< Song of Solomon 4 >

1 Behold, thou art fair, my love; behold, thou art fair; thou hast doves’ eyes within thy locks: thy hair is as a flock of goats, that appear from mount Gilead.
Zie, gij zijt schoon, Mijn vriendin! zie, gij zijt schoon; uw ogen zijn duiven ogen tussen uw vlechten; uw haar is als een kudde geiten, die het gras van den berg Gileads afscheren.
2 Thy teeth are like a flock of sheep that are even shorn, which came up from the washing; whereof every one bear twins, and none is barren among them.
Uw tanden zijn als een kudde schapen, die geschoren zijn, die uit de wasstede opkomen; die al te zamen tweelingen voortbrengen, en geen onder hen is jongeloos.
3 Thy lips are like a thread of scarlet, and thy speech is comely: thy temples are like a piece of a pomegranate within thy locks.
Uw lippen zijn als een scharlaken snoer, en uw spraak is liefelijk; de slaap uws hoofds is als een stuk van een granaatappel tussen uw vlechten.
4 Thy neck is like the tower of David builded for an armoury, whereon there hang a thousand bucklers, all shields of mighty men.
Uw hals is als Davids toren, die gebouwd is tot ophanging van wapentuig, waar duizend rondassen aan hangen, altemaal zijnde schilden der helden.
5 Thy two breasts are like two young roes that are twins, which feed among the lilies.
Uw twee borsten zijn gelijk twee welpen, tweelingen van een ree, die onder de lelien weiden.
6 Until the day break, and the shadows flee away, I will get me to the mountain of myrrh, and to the hill of frankincense.
Totdat de dag aankomt, en de schaduwen vlieden, zal Ik gaan tot den mirreberg, en tot den wierookheuvel.
7 Thou art all fair, my love; there is no spot in thee.
Geheel zijt gij schoon, Mijn vriendin, en er is geen gebrek aan u.
8 Come with me from Lebanon, my spouse, with me from Lebanon: look from the top of Amana, from the top of Shenir and Hermon, from the lions’ dens, from the mountains of the leopards.
Bij Mij van den Libanon af, o bruid! kom bij Mij van den Libanon af; zie van den top van Amana, van den top van Senir en van Hermon, van de woningen der leeuwinnen, van de bergen der luipaarden.
9 Thou hast ravished my heart, my sister, my spouse; thou hast ravished my heart with one of thine eyes, with one chain of thy neck.
Gij hebt Mij het hart genomen, Mijn zuster, o bruid! gij hebt Mij het hart genomen, met een van uw ogen, met een keten van uw hals.
10 How fair is thy love, my sister, my spouse! how much better is thy love than wine! and the smell of thine ointments than all spices!

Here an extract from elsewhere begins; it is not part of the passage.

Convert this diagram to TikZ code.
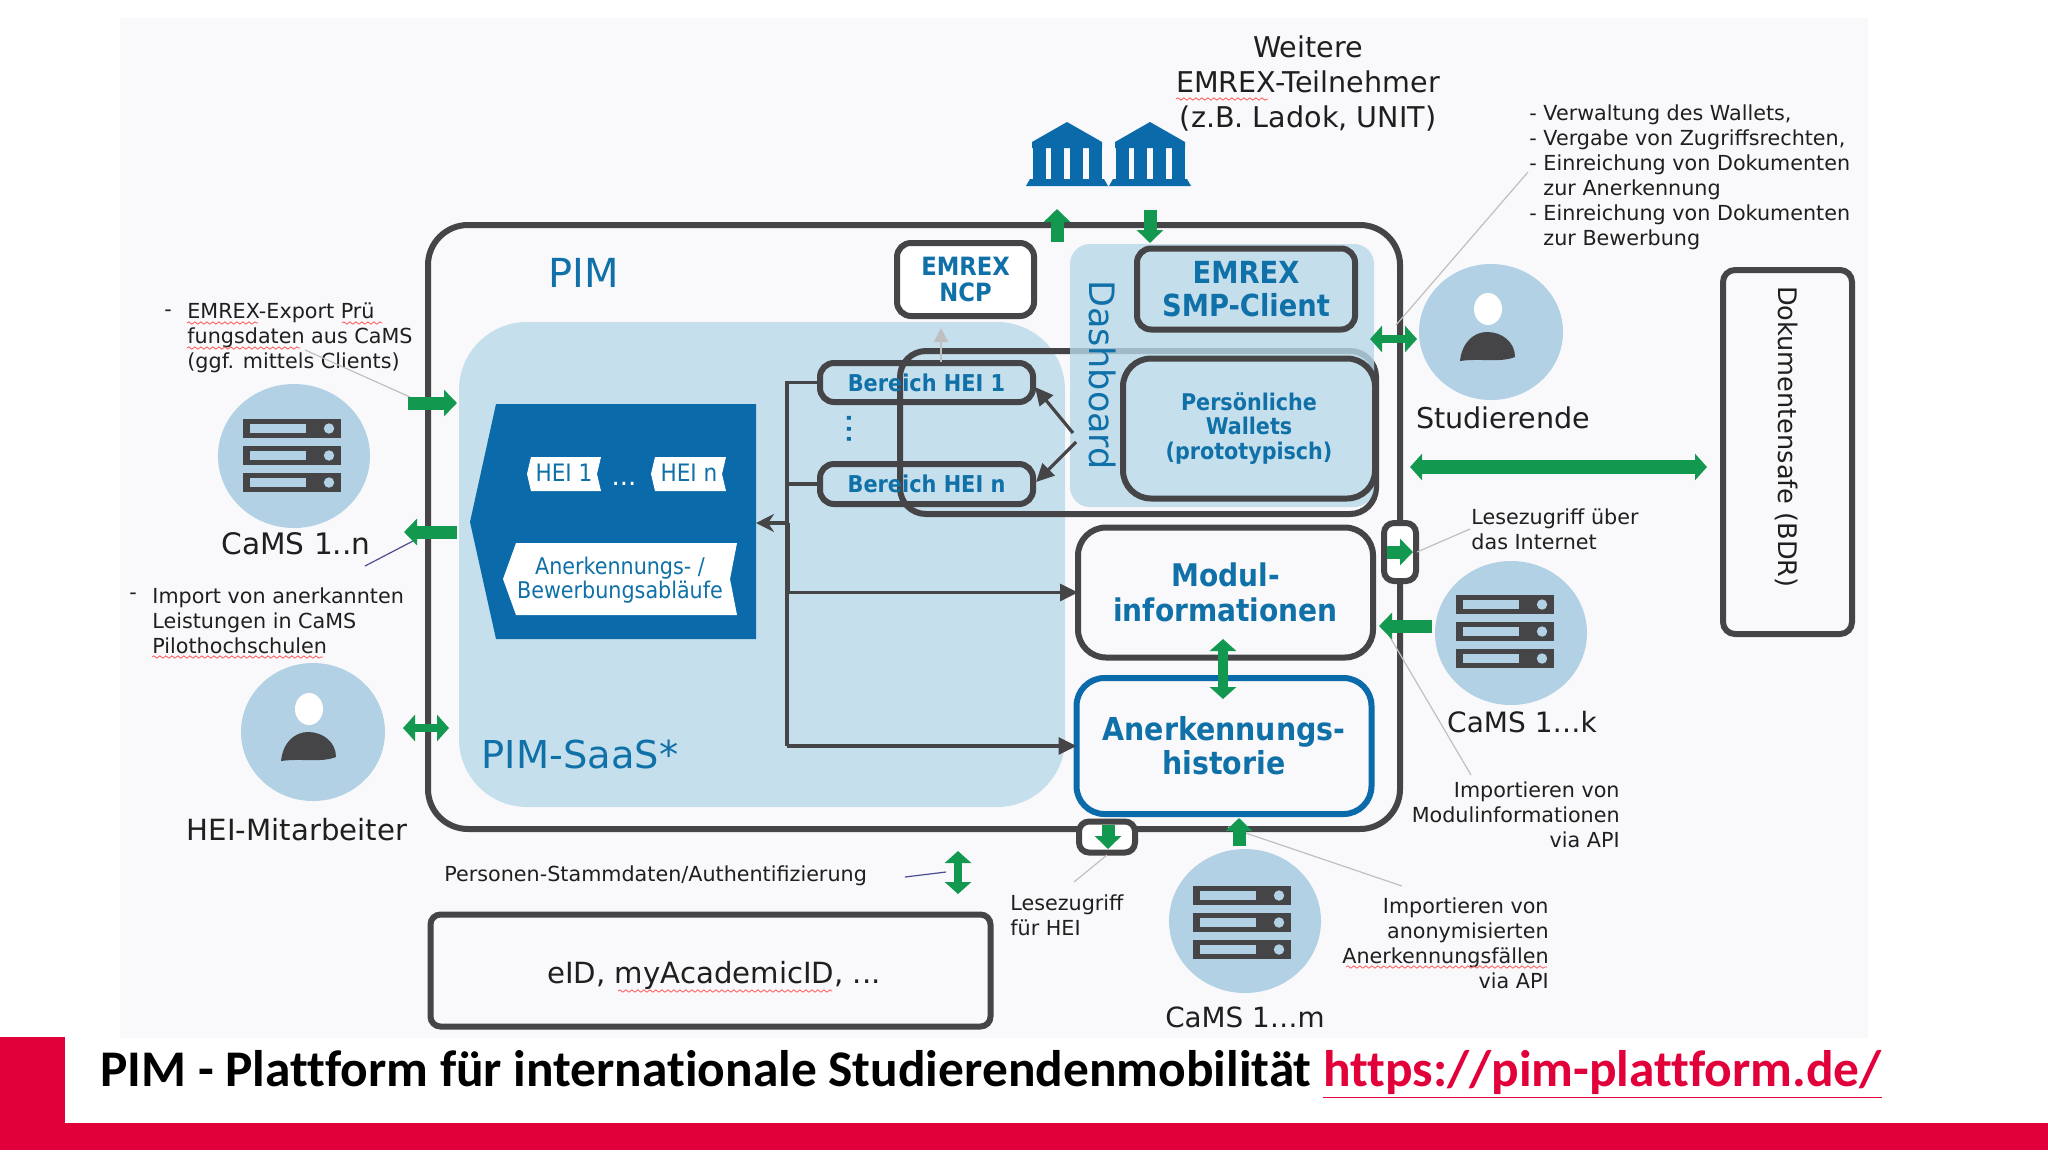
\documentclass[tikz,border=0pt]{standalone}
\usepackage{fontspec}
\setmainfont{DejaVu Sans}
\newfontfamily\condf{DejaVu Sans Condensed}
\newfontfamily\titlef[Ligatures=NoCommon]{Carlito}
\usetikzlibrary{arrows.meta,shapes.geometric,decorations.pathmorphing}
\definecolor{panel}{HTML}{F9F9FB}
\definecolor{dark}{HTML}{454548}
\definecolor{saas}{HTML}{C5DFEC}
\definecolor{dashcol}{HTML}{B9D8E8}
\definecolor{disc}{HTML}{B2D1E5}
\definecolor{pblue}{HTML}{0A6AAA}
\definecolor{tblue}{HTML}{1070A8}
\definecolor{pgreen}{HTML}{13994F}
\definecolor{pred}{HTML}{E2003B}
\newcommand{\sz}[2]{\fontsize{#1}{#2}\selectfont}
\tikzset{
  x=0.5pt,y=-0.5pt,
  box/.style={draw=dark,line width=3pt,rounded corners=#1,inner sep=0,outer sep=0},
  box/.default=7pt,
  lab/.style={inner sep=0,text=black!88,font=\sz{10.35}{12.5}},
  hdr/.style={inner sep=0,text=tblue,align=center,font=\condf\bfseries\sz{14}{17}},
  conn/.style={draw=dark,line width=1.6pt},
  ctip/.style={-{Triangle[length=9pt,width=8.5pt]}},
  stip/.style={-{Stealth[length=9pt,width=9pt]}},
  leader/.style={draw=black!25,line width=.6pt},
  darkleader/.style={draw=black!30!blue!40!gray,line width=.6pt},
  garrow/.style={draw=pgreen,line width=6.5pt,-{Triangle[length=6.5pt,width=13pt]}},
  gdouble/.style={draw=pgreen,line width=#1,{Triangle[length=6pt,width=13pt]}-{Triangle[length=6pt,width=13pt]}},
  disk/.style={ellipse,fill=disc,inner sep=0,minimum width=76pt,minimum height=72pt},
  squiggle/.style={draw=red!60!pink,line width=.35pt,decorate,decoration={snake,amplitude=.6pt,segment length=3pt}},
  server/.pic={
    \foreach \t in {0,27,54}{
      \fill[dark] (0,\t) rectangle (98,\t+19);
      \fill[disc] (7,\t+5) rectangle (63,\t+14);
      \fill[disc] (86,\t+9.5) circle (2.6pt);
    }
  },
  person/.pic={
    \fill[white] (-4,-23) ellipse [x radius=14,y radius=16];
    \fill[dark] (-32,29) .. controls (-30,10) and (-18,0) .. (-5,0)
      .. controls (10,0) and (23,10) .. (23,25)
      .. controls (8,31) and (-12,26) .. (-32,29) -- cycle;
  },
  bank/.pic={
    \fill[pblue] (0,0) -- (35,20) -- (35,26) -- (-35,26) -- (-35,20) -- cycle;
    \foreach \c in {-28,-9.5,9.5,28}{\fill[pblue] (\c-6.5,26) rectangle (\c+6.5,57);}
    \fill[pblue] (-37,57) -- (37,57) -- (41,64) -- (-41,64) -- cycle;
  },
}
\begin{document}
\begin{tikzpicture}
\useasboundingbox (0,0) rectangle (2048,1152);
\fill[white] (0,0) rectangle (2048,1152);
\fill[panel] (120,18) rectangle (1868,1038);
% PIM frame and inner areas
\node[box=20pt,minimum width=486pt,minimum height=302pt,anchor=north west] (pim) at (428,225) {};
\fill[saas,rounded corners=34pt] (459,322) rectangle (1065,807);
\draw[dark,line width=3pt,rounded corners=13pt] (900,351) rectangle (1376,514);
\fill[dashcol,opacity=.8,rounded corners=10pt] (1070,244) rectangle (1374,507);
\node[rotate=-90,inner sep=0,text=tblue,font=\sz{17.5}{20}] (dashb) at (1103,375) {Dashboard};
\node[inner sep=0,text=tblue,font=\sz{20}{24}] (pimt) at (584,273) {PIM};
\node[inner sep=0,text=tblue,font=\sz{19.2}{22}] (saast) at (580,755) {PIM-SaaS*};
% EMREX boxes
\node[box,fill=white,minimum width=68.5pt,minimum height=36.5pt,hdr,font=\condf\bfseries\sz{12.6}{13}] (ncp) at (965.5,279.5) {EMREX\\NCP};
\node[box,minimum width=109pt,minimum height=40.5pt,hdr,font=\condf\bfseries\sz{15.2}{16.5}] (smp) at (1246,289) {EMREX\\SMP-Client};
\node[box=14pt,fill=saas,minimum width=126pt,minimum height=70pt,hdr,font=\condf\bfseries\sz{11.5}{12.3}] (wallet) at (1249,428.5) {Persönliche\\Wallets\\(prototypisch)};
% Bereich boxes
\node[box,minimum width=106.5pt,minimum height=19.5pt,hdr,font=\condf\bfseries\sz{11.6}{13}] (hei1) at (926.5,382.5) {Bereich HEI 1};
\node[box,minimum width=106.5pt,minimum height=20pt,hdr,font=\condf\bfseries\sz{11.6}{13}] (hein) at (926.5,484) {Bereich HEI n};
\node[rotate=90,inner sep=0,text=tblue,font=\bfseries\sz{11}{12}] (dots) at (849,429) {.\hspace{1.2pt}.\hspace{1.2pt}.};
% blue block
\fill[pblue] (470,522) -- (496,404) -- (756,404) -- (756,639) -- (496,639) -- cycle;
\fill[white] (527,474) -- (531,457) -- (601,457) -- (597,474) -- (601,491) -- (531,491) -- cycle;
\fill[white] (651,474) -- (655,457) -- (726,457) -- (722,474) -- (726,491) -- (655,491) -- cycle;
\fill[white] (503,579) -- (516,543) -- (737,543) -- (730,579) -- (737,615) -- (516,615) -- cycle;
\node[inner sep=0,text=tblue,font=\condf\sz{12}{14}] (t1) at (564,473) {HEI 1};
\node[inner sep=0,text=tblue,font=\condf\sz{12}{14}] (tn) at (689,473) {HEI n};
\node[inner sep=0,text=white,font=\sz{13}{14}] (tdots) at (624,484) {...};
\node[inner sep=0,text=tblue,align=center,font=\condf\sz{11.5}{12.3}] (abl) at (620,580) {Anerkennungs- /\\Bewerbungsabläufe};
\coordinate (blockE) at (756,523);
% Modul / Historie
\node[box=14pt,minimum width=147.5pt,minimum height=65pt,hdr,font=\condf\bfseries\sz{15.6}{17.5}] (modul) at (1225.5,592.5) {Modul-\\informationen};
\node[box=14pt,draw=pblue,minimum width=147.5pt,minimum height=68pt,hdr,font=\condf\bfseries\sz{15.8}{17}] (hist) at (1224,746) {Anerkennungs-\\historie};
% bus
\coordinate (busT) at (787,382.5);
\coordinate (busN) at (787,484);
\coordinate (busB) at (787,523);
\coordinate (busM) at (787,592.5);
\coordinate (busH) at (787,746);
\draw[conn] (hei1.west) -- (busT) -- (busH);
\draw[conn] (hein.west) -- (busN);
\draw[conn,line width=2.5pt] (busB) -- (busM);
\draw[conn,stip] (busB) -- (blockE);
\draw[conn,ctip] (busM) -- (modul.west);
\draw[conn,ctip] (busH) -- (hist.west);
\coordinate (fork1) at (1073,433);
\coordinate (fork2) at (1076,442);
\coordinate (h1e) at (1035,387);
\coordinate (hne) at (1036,482);
\draw[conn,ctip] (fork1) -- (h1e);
\draw[conn,ctip] (fork2) -- (hne);
\draw[draw=black!25,line width=1pt,-{Triangle[length=7pt,width=7pt]}] (941,362) -- (941,328);
% small port boxes
\node[box=5pt,fill=white,minimum width=16pt,minimum height=29pt] (portR) at (1400,552) {};
\node[box=5pt,fill=white,minimum width=28pt,minimum height=15.5pt] (portB) at (1107,837) {};
% left side
\node[disk] (cn) at (294,456) {};
\pic at (243,419) {server};
\node[disk,minimum width=72pt,minimum height=69pt] (hm) at (313,732) {};
\pic at (313,732) {person};
\node[disk,minimum width=72pt,minimum height=68pt] (stud) at (1491,332) {};
\pic at (1492,332) {person};
\node[disk] (ck) at (1511,633) {};
\pic at (1456,595) {server};
\node[disk] (cm) at (1245,921) {};
\pic at (1193,886) {server};
\pic at (1067,122) {bank};
\pic at (1150,122) {bank};
% labels of discs
\node[lab,font=\sz{14.8}{16}] (lcn) at (296,544) {CaMS 1..n};
\node[lab,font=\sz{14.6}{16}] (lhm) at (297,830) {HEI-Mitarbeiter};
\node[lab,font=\sz{14.3}{16}] (lst) at (1503,418) {Studierende};
\node[lab,font=\sz{14}{16}] (lck) at (1522,722) {CaMS 1…k};
\node[lab,font=\sz{13.9}{16}] (lcm) at (1245,1017) {CaMS 1…m};
% texts
\node[lab,font=\sz{14.3}{17.5},align=center] (weit) at (1308,84) {Weitere\\EMREX-Teilnehmer\\(z.B. Ladok, UNIT)};
\node[lab,align=left,anchor=west] (verw) at (1529,177) {- Verwaltung des Wallets,\\- Vergabe von Zugriffsrechten,\\- Einreichung von Dokumenten\\\phantom{- }zur Anerkennung\\- Einreichung von Dokumenten\\\phantom{- }zur Bewerbung};
\node[lab,align=left,anchor=west] (exp) at (187,338) {EMREX-Export Prü\\fungsdaten aus CaMS\\(ggf. mittels Clients)};
\node[lab,anchor=west] (expd) at (164,313) {-};
\node[lab,align=left,anchor=west] (imp) at (152,621) {Import von anerkannten\\Leistungen in CaMS\\Pilothochschulen};
\node[lab,anchor=west] (impd) at (129,596) {-};
\node[lab,anchor=west] (pers) at (444,876) {Personen-Stammdaten/Authentifizierung};
\node[box=5pt,minimum width=280pt,minimum height=56pt] (eid) at (710.5,970.5) {};
\node[lab,font=\sz{14.6}{16}] (eidt) at (714,975) {eID, myAcademicID, ...};
\node[lab,align=left,anchor=west] (lint) at (1471,529) {Lesezugriff über\\das Internet};
\node[lab,align=right,anchor=east] (imod) at (1620,815) {Importieren von\\Modulinformationen\\via API};
\node[lab,align=right,anchor=east] (ianon) at (1549,943) {Importieren von\\anonymisierten\\Anerkennungsfällen\\via API};
\node[lab,align=left,anchor=west] (lhei) at (1010,915) {Lesezugriff\\für HEI};
\node[box=6pt,minimum width=64.5pt,minimum height=182pt] (safe) at (1787.5,452) {};
\node[rotate=-90,inner sep=0,text=black!88,font=\sz{12.8}{16}] (safet) at (1787,437) {Dokumentensafe (BDR)};
% leader lines
\coordinate (a1) at (1470,529); \coordinate (a2) at (1417,552);
\coordinate (b1) at (1471,775); \coordinate (b2) at (1384,627);
\coordinate (c1) at (1402,886); \coordinate (c2) at (1228,827);
\coordinate (d1) at (1074,882); \coordinate (d2) at (1107,855);
\coordinate (e1) at (1528,172); \coordinate (e2) at (1396,325);
\coordinate (f1) at (305,350);  \coordinate (f2) at (410,397);
\coordinate (g1) at (365,566);  \coordinate (g2) at (413,541);
\coordinate (h1) at (905,877);  \coordinate (h2) at (946,872);
\foreach \p/\q in {a1/a2,b1/b2,c1/c2,d1/d2,e1/e2,f1/f2}{\draw[leader] (\p) -- (\q);}
\draw[darkleader] (g1) -- (g2);
\draw[darkleader] (h1) -- (h2);
% green arrows
\coordinate (ga1) at (408,403); \coordinate (ga2) at (457,403);
\coordinate (gb1) at (457,532); \coordinate (gb2) at (404,532);
\coordinate (gc1) at (403,728); \coordinate (gc2) at (449,728);
\coordinate (gd1) at (1057,242); \coordinate (gd2) at (1057,209);
\coordinate (ge1) at (1150,210); \coordinate (ge2) at (1150,243);
\coordinate (gf1) at (1370,339); \coordinate (gf2) at (1417,339);
\coordinate (gg1) at (1410,467); \coordinate (gg2) at (1707,467);
\coordinate (gh1) at (1387,552); \coordinate (gh2) at (1413,552);
\coordinate (gi1) at (1432,626); \coordinate (gi2) at (1379,626);
\coordinate (gj1) at (1239,846); \coordinate (gj2) at (1239,818);
\coordinate (gk1) at (1108,825); \coordinate (gk2) at (1108,849);
\coordinate (gl1) at (958,851);  \coordinate (gl2) at (958,894);
\coordinate (gm1) at (1223,639); \coordinate (gm2) at (1223,699);
\foreach \p/\q in {ga1/ga2,gb1/gb2,gd1/gd2,ge1/ge2,gh1/gh2,gi1/gi2,gj1/gj2,gk1/gk2}{\draw[garrow] (\p) -- (\q);}
\draw[gdouble=4pt] (gc1) -- (gc2);
\draw[gdouble=4pt] (gf1) -- (gf2);
\draw[gdouble=7pt] (gg1) -- (gg2);
\draw[gdouble=4pt] (gl1) -- (gl2);
\draw[gdouble=5pt] (gm1) -- (gm2);
% spell-check marks
\foreach \a/\b/\c in {1176/1268/99,187/258/323,342/382/323,187/300/348,152/323/657,1346/1547/967,618/832/991}{
  \draw[squiggle] (\a,\c) -- (\b,\c);
}
% footer
\fill[pred] (0,1037) rectangle (65,1150);
\fill[pred] (0,1123) rectangle (2048,1150);
\node[inner sep=0,anchor=base west,font=\titlef\bfseries\sz{25.7}{28}] (title) at (100,1086) {PIM - Plattform für internationale Studierendenmobilität \textcolor{pred}{\underline{https://pim-plattform.de/}}};
\end{tikzpicture}
\end{document}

Hoe schoon is uw uitnemende liefde, Mijn zuster, o bruid! hoeveel beter is uw uitnemende liefde dan wijn, en de reuk uwer olien dan alle specerijen!
11 Thy lips, O my spouse, drop as the honeycomb: honey and milk are under thy tongue; and the smell of thy garments is like the smell of Lebanon.
Uw lippen, o bruid! druppen van honigzeem; honig en melk is onder uw tong, en de reuk uwer klederen is als de reuk van Libanon.
12 A garden inclosed is my sister, my spouse; a spring shut up, a fountain sealed.
Mijn zuster, o bruid! gij zijt een besloten hof, een besloten wel, een verzegelde fontein.
13 Thy plants are an orchard of pomegranates, with pleasant fruits; camphire, with spikenard,
Uw scheuten zijn een paradijs van granaatappelen, met edele vruchten, cyprus met nardus;
14 Spikenard and saffron; calamus and cinnamon, with all trees of frankincense; myrrh and aloes, with all the chief spices:
Nardus en saffraan, kalmus en kaneel, met allerlei bomen van wierook, mirre en aloe, mitsgaders alle voornaamste specerijen.
15 A fountain of gardens, a well of living waters, and streams from Lebanon.
O fontein der hoven, put der levende wateren, die uit Libanon vloeien!
16 Awake, O north wind; and come, thou south; blow upon my garden, that the spices thereof may flow out. Let my beloved come into his garden, and eat his pleasant fruits.
Ontwaak, noordenwind! en kom, Gij zuidenwind! doorwaai mijn hof, dat zijn specerijen uitvloeien. O, dat mijn Liefste tot Zijn hof kwame, en ate zijn edele vruchten!